Reconstructing physically valid 3D scenes from single-view observations is a prerequisite for bridging the gap between visual perception and robotic control. However, in scenarios requiring precise contact reasoning, such as robotic manipulation in highly cluttered environments, geometric fidelity alone is insufficient. Standard perception pipelines often neglect physical constraints, resulting in invalid states, e.g., floating objects or severe inter-penetration, rendering downstream simulation unreliable. To address these limitations, we propose a novel physics-constrained Real-to-Sim pipeline that reconstructs physically consistent 3D scenes from single-view RGB-D data. Central to our approach is a differentiable optimization pipeline that explicitly models spatial dependencies via a contact graph, jointly refining object poses and physical properties through differentiable rigid-body simulation. Extensive evaluations in both simulation and real-world settings demonstrate that our reconstructed scenes achieve high physical fidelity and faithfully replicate real-world contact dynamics, enabling stable and reliable contact-rich manipulation.

Figures (4)

• Figure 1: Scene-level Real2Sim methods for physical stability. Given a single RGB-D observation and instance masks, we reconstruct the scene and simulate in PyBullet coumans2016pybullet. (a) SAM3D chen2025sam with Iterative Closest Point (ICP) refinement, without geometric and physical constraints, results in interpenetration and floating, leading to unstable rollouts. (b) The geometry-only constrained method avoids penetration and ensures minimum contact, but does not guarantee long-horizon stability. (c) Our physics-constrained method jointly optimizes pose and physical parameters (e.g., friction, mass, and center of mass) to ensure the resulting simulation remains physically stable over time.

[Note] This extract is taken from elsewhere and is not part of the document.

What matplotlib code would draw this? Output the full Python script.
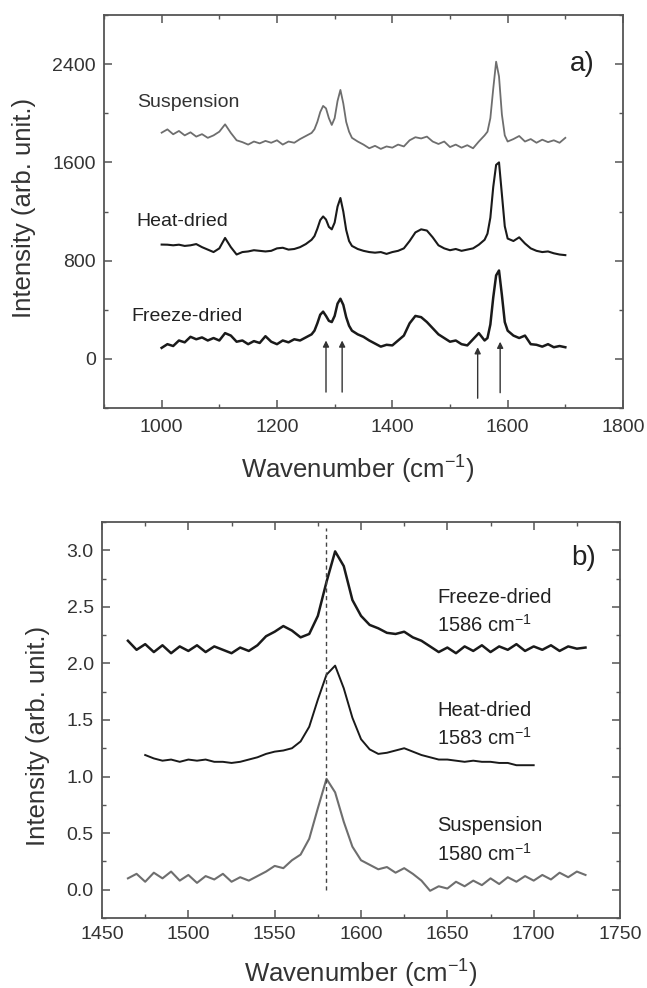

• Figure 2: Overview of our method. Our physics-constrained Real2Sim pipeline consists of four stages. (a) Initial Reconstruction: Given a single RGB-D image $I_t$ and instance masks $M_t$, we obtain an initial estimation of objects geometry and appearance $\theta$ using SAM3D chen2025sam and ICP pose refinement. (b) Contact Graph Construction: We construct a contact graph $cg = (pt, E)$, where parse tree $pt$ represents supporting tree and edges $E$ encode proximal relationships between objects. (c) Two-Stage Physics-Constrained Optimization: Guided by the contact graph, we optimize object properties in two stages. First, a geometry-aware optimization introduces SDF-based contact constraints and visual regularization to globally refine object poses, producing a penetration-free and contact-consistent initialization. Second, a hierarchical physics-constrained optimization, guided by the sequence of parse tree, uses differentiable simulation to jointly refine initial pose and physical parameters of each object for long-horizon physical stability. (d) Photometric Refinement: As a final post-process, object textures are refined using a differentiable renderer to achieve photometric consistency.
• Figure 3: Qualitative comparisons of physical simulation results with state-of-the-art scene-level reconstruction methods in the simulation environment. We visualize geometry and appearance before and after physical simulation with gravity in PyBullet coumans2016pybullet. Our method produces non-interpenetrating, contact-coherent geometry and achieves long-horizon physical stability compared with baseline methods.
• Figure 4: Real-world Real2Sim experiment with robot pushing interaction replay. We record the pushing trajectory of a Franka arm in the real world and replay it in the reconstructed digital twin. Using a single-view observation, our method produces a physically consistent scene and better matches the predicted post-interaction than SAM3D+ICP.